• Exercise requirements: The lines to extract run from the start of the records through the line with "a_peak = [43.0, 48.5, 57.0]", both ends included; drop the pictures.

• Data supplied:
..............................

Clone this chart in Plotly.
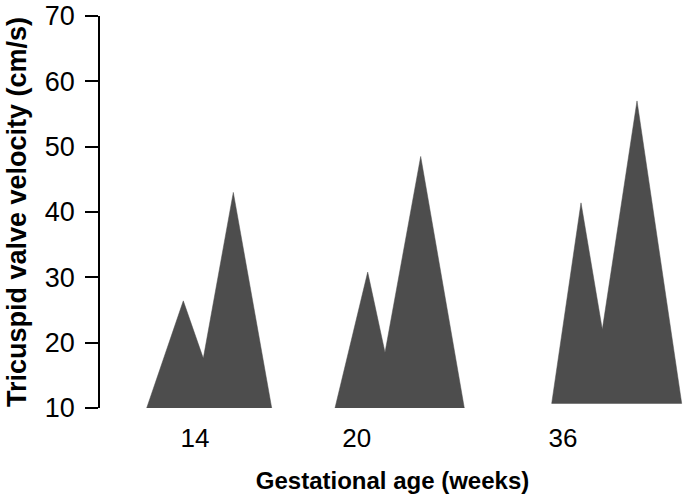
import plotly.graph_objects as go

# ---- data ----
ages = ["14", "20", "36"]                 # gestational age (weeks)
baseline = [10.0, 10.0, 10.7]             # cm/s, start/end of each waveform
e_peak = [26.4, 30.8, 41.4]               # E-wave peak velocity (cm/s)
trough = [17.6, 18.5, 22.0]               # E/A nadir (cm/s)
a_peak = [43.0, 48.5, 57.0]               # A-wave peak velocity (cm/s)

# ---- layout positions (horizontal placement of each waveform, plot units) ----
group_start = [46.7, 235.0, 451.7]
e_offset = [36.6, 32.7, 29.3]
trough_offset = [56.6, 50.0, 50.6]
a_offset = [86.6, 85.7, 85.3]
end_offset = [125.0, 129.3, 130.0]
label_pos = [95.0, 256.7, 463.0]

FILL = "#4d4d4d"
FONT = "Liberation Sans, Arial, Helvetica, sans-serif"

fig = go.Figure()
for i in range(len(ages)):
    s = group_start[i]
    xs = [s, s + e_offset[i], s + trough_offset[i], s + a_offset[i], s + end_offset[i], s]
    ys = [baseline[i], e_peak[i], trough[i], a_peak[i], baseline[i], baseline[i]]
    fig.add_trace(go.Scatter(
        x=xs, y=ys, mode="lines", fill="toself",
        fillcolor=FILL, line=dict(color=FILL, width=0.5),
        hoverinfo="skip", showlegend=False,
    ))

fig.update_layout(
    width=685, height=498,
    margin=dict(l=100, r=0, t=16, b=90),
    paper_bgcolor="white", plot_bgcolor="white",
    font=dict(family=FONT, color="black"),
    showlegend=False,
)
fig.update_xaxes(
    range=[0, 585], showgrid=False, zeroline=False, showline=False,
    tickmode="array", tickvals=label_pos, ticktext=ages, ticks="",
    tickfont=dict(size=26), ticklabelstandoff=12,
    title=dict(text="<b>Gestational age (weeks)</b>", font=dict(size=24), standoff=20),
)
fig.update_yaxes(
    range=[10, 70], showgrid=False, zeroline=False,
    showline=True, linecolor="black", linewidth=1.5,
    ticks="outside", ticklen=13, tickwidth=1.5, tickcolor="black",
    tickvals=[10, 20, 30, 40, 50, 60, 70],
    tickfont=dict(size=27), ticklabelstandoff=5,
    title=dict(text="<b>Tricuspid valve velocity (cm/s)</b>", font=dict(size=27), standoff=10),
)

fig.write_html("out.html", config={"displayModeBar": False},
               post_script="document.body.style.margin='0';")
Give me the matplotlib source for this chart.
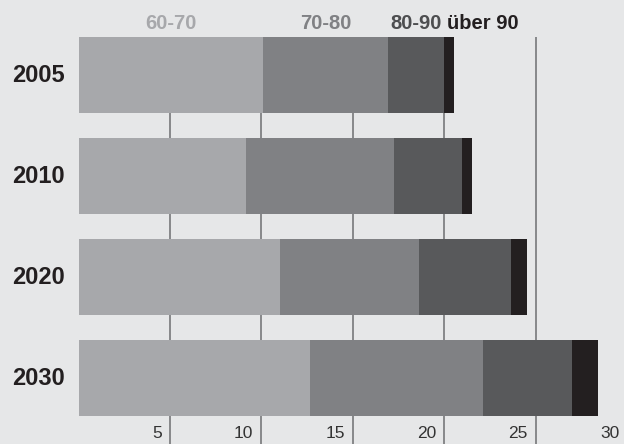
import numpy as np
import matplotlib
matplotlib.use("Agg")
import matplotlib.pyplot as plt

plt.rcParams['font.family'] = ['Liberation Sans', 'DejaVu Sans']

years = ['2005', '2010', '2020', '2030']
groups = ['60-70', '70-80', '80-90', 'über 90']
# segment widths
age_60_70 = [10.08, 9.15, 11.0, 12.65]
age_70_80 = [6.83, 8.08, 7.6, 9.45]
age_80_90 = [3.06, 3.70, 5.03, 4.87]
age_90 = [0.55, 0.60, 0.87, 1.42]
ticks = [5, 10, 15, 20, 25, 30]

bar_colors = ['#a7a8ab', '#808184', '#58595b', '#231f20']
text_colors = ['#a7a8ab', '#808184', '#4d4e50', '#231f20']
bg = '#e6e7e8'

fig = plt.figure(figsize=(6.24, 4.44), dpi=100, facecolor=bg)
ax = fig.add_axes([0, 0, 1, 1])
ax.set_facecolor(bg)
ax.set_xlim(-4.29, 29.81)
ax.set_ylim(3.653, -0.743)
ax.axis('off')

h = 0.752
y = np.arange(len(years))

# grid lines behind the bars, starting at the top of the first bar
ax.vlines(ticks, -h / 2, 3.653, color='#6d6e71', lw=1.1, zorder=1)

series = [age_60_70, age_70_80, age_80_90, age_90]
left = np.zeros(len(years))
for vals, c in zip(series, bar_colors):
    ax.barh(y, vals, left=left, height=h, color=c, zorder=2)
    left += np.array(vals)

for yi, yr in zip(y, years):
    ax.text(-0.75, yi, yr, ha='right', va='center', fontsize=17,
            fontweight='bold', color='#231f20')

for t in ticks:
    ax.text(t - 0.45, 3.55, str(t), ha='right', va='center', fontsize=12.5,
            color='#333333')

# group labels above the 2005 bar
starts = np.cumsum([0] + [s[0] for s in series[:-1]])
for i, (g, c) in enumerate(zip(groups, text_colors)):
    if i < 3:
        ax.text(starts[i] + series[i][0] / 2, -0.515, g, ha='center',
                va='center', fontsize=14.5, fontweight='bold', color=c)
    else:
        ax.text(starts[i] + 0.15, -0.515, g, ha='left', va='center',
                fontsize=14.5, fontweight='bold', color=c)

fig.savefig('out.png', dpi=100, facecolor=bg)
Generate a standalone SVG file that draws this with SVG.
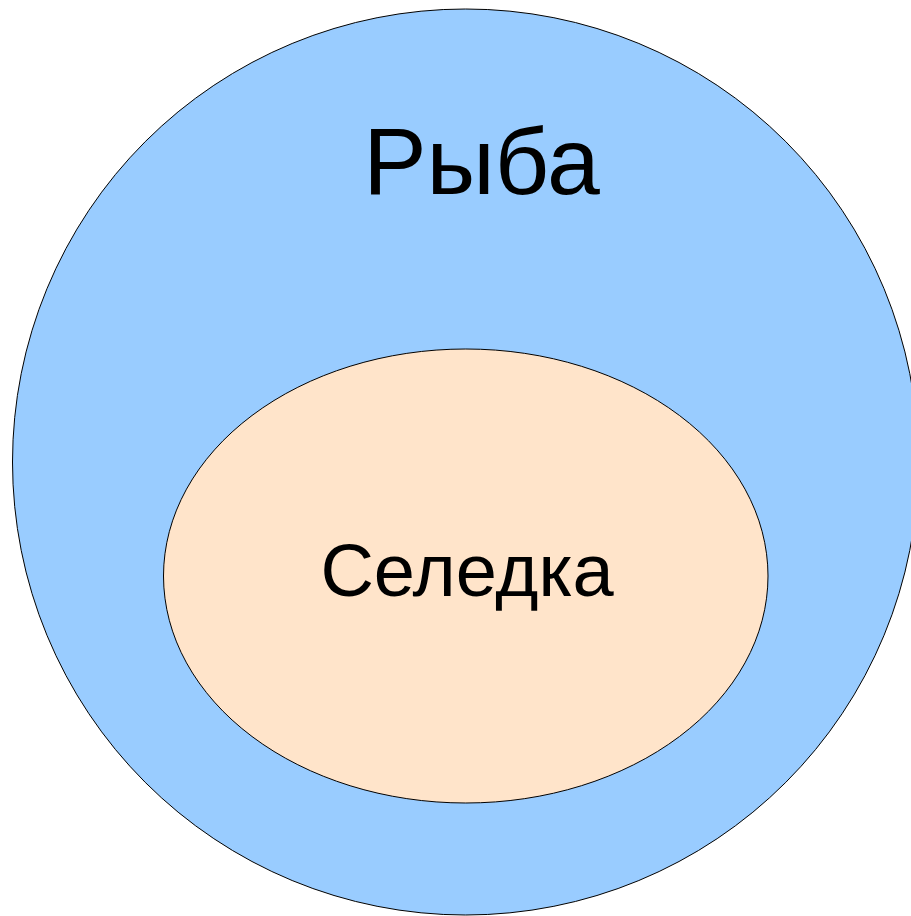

..............................

• In response:
Clone this chart in Plotly.
import plotly.graph_objects as go

# ---- data ----
ages = ["14", "20", "36"]                 # gestational age (weeks)
baseline = [10.0, 10.0, 10.7]             # cm/s, start/end of each waveform
e_peak = [26.4, 30.8, 41.4]               # E-wave peak velocity (cm/s)
trough = [17.6, 18.5, 22.0]               # E/A nadir (cm/s)
a_peak = [43.0, 48.5, 57.0]               # A-wave peak velocity (cm/s)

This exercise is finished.